[Dataset excerpt]
● ● ● ● ●

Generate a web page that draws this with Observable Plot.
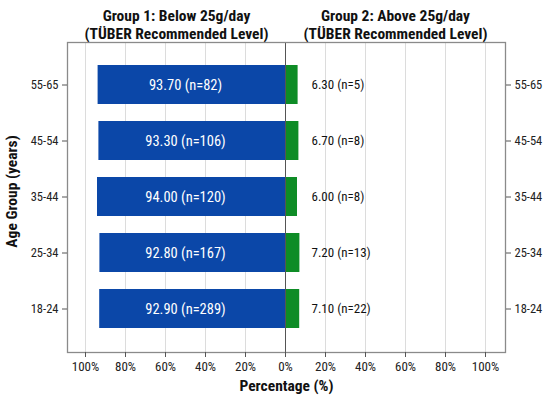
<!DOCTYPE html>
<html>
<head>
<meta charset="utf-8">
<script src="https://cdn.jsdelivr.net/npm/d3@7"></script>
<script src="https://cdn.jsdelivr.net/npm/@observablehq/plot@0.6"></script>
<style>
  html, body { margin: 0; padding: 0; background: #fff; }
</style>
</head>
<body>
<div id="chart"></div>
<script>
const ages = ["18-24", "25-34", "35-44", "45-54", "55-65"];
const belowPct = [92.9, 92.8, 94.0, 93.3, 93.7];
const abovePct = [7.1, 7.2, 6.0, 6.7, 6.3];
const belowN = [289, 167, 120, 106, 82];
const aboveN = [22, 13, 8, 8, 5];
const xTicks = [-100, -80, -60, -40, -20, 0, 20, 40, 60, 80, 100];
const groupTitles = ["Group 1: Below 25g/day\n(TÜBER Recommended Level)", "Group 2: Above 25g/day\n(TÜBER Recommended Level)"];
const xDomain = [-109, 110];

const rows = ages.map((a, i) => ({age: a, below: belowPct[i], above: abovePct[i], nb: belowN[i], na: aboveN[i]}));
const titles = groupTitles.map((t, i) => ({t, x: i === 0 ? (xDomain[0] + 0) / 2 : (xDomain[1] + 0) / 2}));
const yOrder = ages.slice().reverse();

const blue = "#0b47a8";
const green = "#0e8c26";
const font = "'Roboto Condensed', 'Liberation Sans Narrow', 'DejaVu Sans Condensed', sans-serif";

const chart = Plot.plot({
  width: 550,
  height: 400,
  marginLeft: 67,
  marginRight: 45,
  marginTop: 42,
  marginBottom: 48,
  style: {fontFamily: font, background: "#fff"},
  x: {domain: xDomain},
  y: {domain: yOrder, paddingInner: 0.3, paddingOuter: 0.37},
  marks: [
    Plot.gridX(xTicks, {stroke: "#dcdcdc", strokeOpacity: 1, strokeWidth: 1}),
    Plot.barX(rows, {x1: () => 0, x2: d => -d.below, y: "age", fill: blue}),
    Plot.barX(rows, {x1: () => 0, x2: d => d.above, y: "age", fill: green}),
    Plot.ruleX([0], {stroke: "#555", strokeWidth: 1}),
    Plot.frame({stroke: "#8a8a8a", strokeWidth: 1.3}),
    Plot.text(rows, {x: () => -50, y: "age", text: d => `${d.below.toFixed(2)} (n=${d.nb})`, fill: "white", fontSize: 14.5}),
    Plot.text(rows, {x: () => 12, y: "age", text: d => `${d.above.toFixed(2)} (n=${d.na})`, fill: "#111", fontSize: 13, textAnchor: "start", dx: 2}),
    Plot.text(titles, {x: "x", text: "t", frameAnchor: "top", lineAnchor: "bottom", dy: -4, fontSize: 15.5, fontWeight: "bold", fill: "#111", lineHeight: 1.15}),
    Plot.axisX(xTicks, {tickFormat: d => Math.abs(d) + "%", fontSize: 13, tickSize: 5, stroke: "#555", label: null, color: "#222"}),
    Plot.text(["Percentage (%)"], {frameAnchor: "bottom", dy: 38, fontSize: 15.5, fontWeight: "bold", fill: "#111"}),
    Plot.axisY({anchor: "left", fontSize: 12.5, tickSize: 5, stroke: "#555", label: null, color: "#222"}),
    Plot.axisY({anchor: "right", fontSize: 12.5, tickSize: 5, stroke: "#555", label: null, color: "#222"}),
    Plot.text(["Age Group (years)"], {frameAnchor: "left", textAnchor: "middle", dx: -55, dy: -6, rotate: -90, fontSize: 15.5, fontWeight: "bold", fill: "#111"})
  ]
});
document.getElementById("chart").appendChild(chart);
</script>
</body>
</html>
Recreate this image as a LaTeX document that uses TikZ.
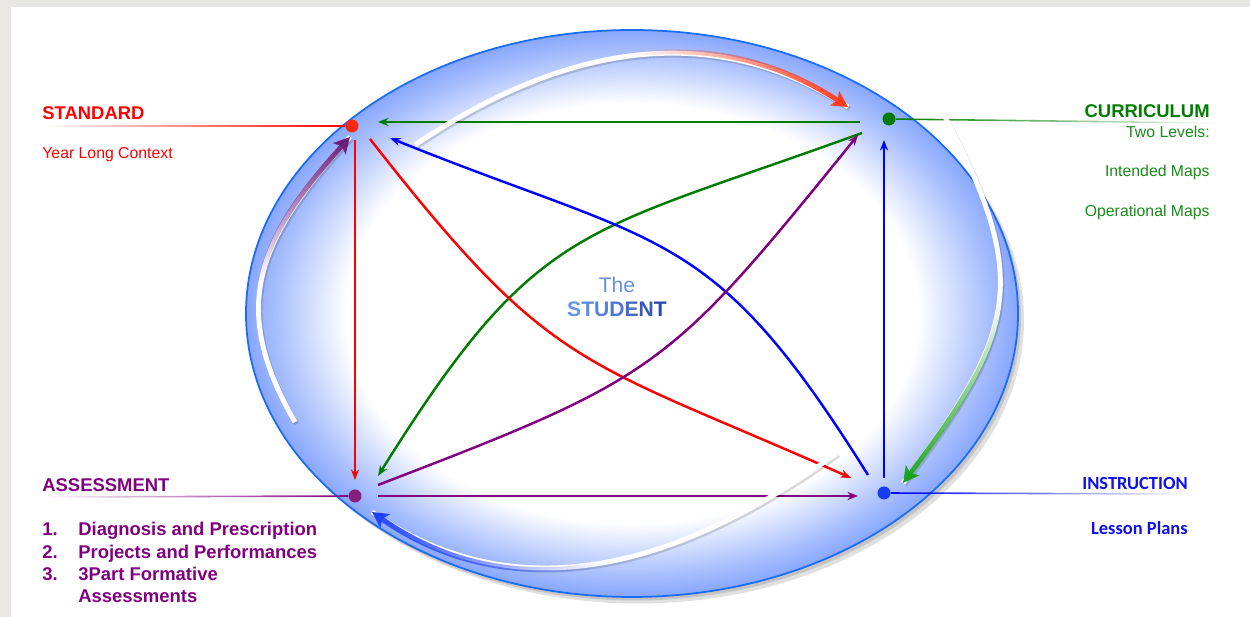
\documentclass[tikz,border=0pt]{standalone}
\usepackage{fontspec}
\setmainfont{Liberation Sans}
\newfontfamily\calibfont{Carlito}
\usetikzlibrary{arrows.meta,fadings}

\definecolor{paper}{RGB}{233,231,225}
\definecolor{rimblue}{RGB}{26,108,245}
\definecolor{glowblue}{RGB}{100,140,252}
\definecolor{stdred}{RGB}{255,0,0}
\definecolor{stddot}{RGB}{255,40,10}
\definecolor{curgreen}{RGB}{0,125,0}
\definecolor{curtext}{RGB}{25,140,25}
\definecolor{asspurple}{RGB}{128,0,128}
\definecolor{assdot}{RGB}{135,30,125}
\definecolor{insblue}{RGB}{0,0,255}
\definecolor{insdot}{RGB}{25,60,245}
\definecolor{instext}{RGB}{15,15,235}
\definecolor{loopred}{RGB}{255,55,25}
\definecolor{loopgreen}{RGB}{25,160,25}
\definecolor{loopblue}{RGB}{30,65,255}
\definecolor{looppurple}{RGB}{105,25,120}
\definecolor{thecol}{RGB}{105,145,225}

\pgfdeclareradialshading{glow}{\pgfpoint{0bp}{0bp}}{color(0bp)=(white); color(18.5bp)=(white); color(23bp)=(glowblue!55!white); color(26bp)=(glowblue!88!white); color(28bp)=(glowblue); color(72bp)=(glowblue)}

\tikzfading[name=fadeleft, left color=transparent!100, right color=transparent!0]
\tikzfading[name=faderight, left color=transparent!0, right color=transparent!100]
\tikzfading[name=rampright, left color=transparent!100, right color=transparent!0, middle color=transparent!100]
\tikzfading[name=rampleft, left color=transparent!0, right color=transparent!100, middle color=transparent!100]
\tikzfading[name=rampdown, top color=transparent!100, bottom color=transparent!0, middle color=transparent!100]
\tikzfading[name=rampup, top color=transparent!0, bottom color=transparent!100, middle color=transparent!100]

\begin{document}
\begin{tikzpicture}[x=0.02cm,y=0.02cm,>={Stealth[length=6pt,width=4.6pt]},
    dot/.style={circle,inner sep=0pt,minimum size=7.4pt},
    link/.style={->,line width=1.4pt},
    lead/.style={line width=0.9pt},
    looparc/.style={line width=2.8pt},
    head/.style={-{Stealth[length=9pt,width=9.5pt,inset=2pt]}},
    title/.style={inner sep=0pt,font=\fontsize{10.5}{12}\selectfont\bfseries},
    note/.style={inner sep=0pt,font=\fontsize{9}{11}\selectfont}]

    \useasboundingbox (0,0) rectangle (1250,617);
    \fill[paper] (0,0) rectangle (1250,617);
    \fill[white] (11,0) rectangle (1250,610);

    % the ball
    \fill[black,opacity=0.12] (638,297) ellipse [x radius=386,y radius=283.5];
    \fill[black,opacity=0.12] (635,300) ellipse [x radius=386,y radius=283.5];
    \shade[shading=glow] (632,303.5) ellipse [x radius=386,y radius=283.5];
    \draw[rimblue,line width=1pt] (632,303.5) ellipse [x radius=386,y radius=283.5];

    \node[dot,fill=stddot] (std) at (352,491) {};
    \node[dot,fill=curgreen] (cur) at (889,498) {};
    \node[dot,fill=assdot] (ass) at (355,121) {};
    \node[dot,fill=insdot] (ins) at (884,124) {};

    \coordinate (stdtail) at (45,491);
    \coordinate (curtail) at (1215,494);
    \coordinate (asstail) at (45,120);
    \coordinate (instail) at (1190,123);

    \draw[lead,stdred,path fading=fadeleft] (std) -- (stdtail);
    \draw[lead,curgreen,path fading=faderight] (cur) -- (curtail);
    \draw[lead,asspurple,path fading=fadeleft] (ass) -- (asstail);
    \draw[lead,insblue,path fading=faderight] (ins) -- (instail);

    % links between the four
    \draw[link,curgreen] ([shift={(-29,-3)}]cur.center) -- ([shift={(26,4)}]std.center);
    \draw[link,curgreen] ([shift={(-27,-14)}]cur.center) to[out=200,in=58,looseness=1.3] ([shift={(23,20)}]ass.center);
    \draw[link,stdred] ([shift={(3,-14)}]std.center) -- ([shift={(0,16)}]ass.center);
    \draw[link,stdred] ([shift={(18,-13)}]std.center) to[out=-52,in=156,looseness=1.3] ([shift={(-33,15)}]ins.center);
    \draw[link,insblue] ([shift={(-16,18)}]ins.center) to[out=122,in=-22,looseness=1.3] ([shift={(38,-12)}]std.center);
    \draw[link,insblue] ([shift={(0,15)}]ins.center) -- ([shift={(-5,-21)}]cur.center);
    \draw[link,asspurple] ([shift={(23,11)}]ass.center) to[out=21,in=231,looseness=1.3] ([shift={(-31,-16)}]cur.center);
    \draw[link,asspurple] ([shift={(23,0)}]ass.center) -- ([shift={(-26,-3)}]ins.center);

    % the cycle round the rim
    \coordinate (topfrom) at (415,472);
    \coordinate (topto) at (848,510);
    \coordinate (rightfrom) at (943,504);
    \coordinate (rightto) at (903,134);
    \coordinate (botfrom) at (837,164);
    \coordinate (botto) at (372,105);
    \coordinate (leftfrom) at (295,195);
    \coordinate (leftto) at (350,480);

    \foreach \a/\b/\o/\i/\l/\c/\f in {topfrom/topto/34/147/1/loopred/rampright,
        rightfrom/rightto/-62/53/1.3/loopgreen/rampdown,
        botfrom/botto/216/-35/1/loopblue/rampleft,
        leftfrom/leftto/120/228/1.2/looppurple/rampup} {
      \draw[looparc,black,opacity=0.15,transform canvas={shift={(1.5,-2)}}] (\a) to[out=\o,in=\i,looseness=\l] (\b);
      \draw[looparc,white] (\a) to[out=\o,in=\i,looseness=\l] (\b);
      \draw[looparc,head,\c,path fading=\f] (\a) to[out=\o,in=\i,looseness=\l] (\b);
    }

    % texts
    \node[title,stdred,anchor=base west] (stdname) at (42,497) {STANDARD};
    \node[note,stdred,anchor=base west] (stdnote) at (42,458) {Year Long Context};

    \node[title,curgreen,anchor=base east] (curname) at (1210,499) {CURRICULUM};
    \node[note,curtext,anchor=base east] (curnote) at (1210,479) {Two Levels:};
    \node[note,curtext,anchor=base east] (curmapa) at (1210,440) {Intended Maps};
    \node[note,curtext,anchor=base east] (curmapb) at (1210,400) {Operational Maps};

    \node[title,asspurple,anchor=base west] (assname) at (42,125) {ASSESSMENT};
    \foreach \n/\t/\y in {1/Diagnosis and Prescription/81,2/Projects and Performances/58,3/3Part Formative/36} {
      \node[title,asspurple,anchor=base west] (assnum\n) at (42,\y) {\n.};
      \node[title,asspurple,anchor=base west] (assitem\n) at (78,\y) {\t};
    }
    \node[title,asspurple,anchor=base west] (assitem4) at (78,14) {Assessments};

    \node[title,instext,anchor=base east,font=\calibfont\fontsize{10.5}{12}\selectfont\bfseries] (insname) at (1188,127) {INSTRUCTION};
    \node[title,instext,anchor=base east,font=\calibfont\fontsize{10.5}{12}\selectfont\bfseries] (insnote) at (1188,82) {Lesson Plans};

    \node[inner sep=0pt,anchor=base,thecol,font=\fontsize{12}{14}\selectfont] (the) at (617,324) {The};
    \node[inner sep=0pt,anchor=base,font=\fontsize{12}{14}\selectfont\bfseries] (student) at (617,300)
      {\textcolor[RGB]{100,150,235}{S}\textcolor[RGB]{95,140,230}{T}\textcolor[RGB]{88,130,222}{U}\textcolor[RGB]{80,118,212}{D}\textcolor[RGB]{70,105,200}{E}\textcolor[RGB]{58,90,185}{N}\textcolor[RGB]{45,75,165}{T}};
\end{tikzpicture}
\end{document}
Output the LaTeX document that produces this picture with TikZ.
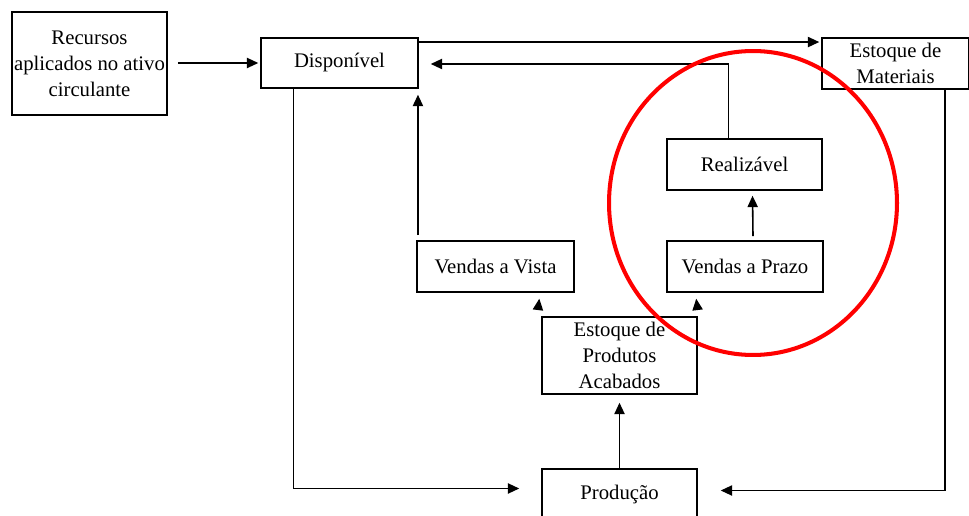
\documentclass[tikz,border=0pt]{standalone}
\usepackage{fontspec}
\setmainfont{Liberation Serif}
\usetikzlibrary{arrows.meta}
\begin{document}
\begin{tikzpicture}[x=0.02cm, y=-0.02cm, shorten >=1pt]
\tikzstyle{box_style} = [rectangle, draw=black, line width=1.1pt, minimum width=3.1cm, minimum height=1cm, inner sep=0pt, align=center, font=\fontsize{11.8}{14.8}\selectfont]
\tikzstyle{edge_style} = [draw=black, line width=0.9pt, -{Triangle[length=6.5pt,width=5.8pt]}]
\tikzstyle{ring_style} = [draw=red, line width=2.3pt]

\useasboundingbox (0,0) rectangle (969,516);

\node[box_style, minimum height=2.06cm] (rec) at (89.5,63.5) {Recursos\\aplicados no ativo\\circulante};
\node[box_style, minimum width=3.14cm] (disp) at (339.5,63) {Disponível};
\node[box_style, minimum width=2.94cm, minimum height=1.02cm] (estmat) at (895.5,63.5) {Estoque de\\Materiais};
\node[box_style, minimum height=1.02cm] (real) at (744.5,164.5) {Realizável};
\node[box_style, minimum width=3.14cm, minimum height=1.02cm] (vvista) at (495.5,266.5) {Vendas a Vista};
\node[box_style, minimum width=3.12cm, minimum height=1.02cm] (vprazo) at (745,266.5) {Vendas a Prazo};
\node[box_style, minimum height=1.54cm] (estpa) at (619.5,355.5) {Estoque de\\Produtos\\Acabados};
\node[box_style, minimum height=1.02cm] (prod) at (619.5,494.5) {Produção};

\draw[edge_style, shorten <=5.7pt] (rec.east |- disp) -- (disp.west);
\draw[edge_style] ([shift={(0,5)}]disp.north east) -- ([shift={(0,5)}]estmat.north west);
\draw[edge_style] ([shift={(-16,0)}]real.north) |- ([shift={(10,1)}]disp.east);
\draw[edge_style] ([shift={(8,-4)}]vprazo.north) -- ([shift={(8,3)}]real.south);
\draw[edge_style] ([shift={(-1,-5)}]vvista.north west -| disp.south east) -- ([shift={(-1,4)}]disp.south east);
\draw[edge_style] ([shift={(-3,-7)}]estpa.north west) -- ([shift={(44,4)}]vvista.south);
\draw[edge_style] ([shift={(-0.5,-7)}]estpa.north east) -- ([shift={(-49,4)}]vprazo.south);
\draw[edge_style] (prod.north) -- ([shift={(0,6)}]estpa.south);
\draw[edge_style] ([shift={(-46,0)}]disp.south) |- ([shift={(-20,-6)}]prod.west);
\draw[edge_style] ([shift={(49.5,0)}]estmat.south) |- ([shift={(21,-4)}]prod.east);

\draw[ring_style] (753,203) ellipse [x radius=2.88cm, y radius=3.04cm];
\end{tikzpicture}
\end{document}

● ● ● ● ●

> What is being asked: From the material above, reproduce only what runs from the line holding "Recreate this image" down to the line holding "bottom color=transparent!100, middle color=transparent!100]", both included, pictures excluded.

> Result of the task:
Recreate this image as a LaTeX document that uses TikZ.
\documentclass[tikz,border=0pt]{standalone}
\usepackage{fontspec}
\setmainfont{Liberation Sans}
\newfontfamily\calibfont{Carlito}
\usetikzlibrary{arrows.meta,fadings}

\definecolor{paper}{RGB}{233,231,225}
\definecolor{rimblue}{RGB}{26,108,245}
\definecolor{glowblue}{RGB}{100,140,252}
\definecolor{stdred}{RGB}{255,0,0}
\definecolor{stddot}{RGB}{255,40,10}
\definecolor{curgreen}{RGB}{0,125,0}
\definecolor{curtext}{RGB}{25,140,25}
\definecolor{asspurple}{RGB}{128,0,128}
\definecolor{assdot}{RGB}{135,30,125}
\definecolor{insblue}{RGB}{0,0,255}
\definecolor{insdot}{RGB}{25,60,245}
\definecolor{instext}{RGB}{15,15,235}
\definecolor{loopred}{RGB}{255,55,25}
\definecolor{loopgreen}{RGB}{25,160,25}
\definecolor{loopblue}{RGB}{30,65,255}
\definecolor{looppurple}{RGB}{105,25,120}
\definecolor{thecol}{RGB}{105,145,225}

\pgfdeclareradialshading{glow}{\pgfpoint{0bp}{0bp}}{color(0bp)=(white); color(18.5bp)=(white); color(23bp)=(glowblue!55!white); color(26bp)=(glowblue!88!white); color(28bp)=(glowblue); color(72bp)=(glowblue)}

\tikzfading[name=fadeleft, left color=transparent!100, right color=transparent!0]
\tikzfading[name=faderight, left color=transparent!0, right color=transparent!100]
\tikzfading[name=rampright, left color=transparent!100, right color=transparent!0, middle color=transparent!100]
\tikzfading[name=rampleft, left color=transparent!0, right color=transparent!100, middle color=transparent!100]
\tikzfading[name=rampdown, top color=transparent!100, bottom color=transparent!0, middle color=transparent!100]
\tikzfading[name=rampup, top color=transparent!0, bottom color=transparent!100, middle color=transparent!100]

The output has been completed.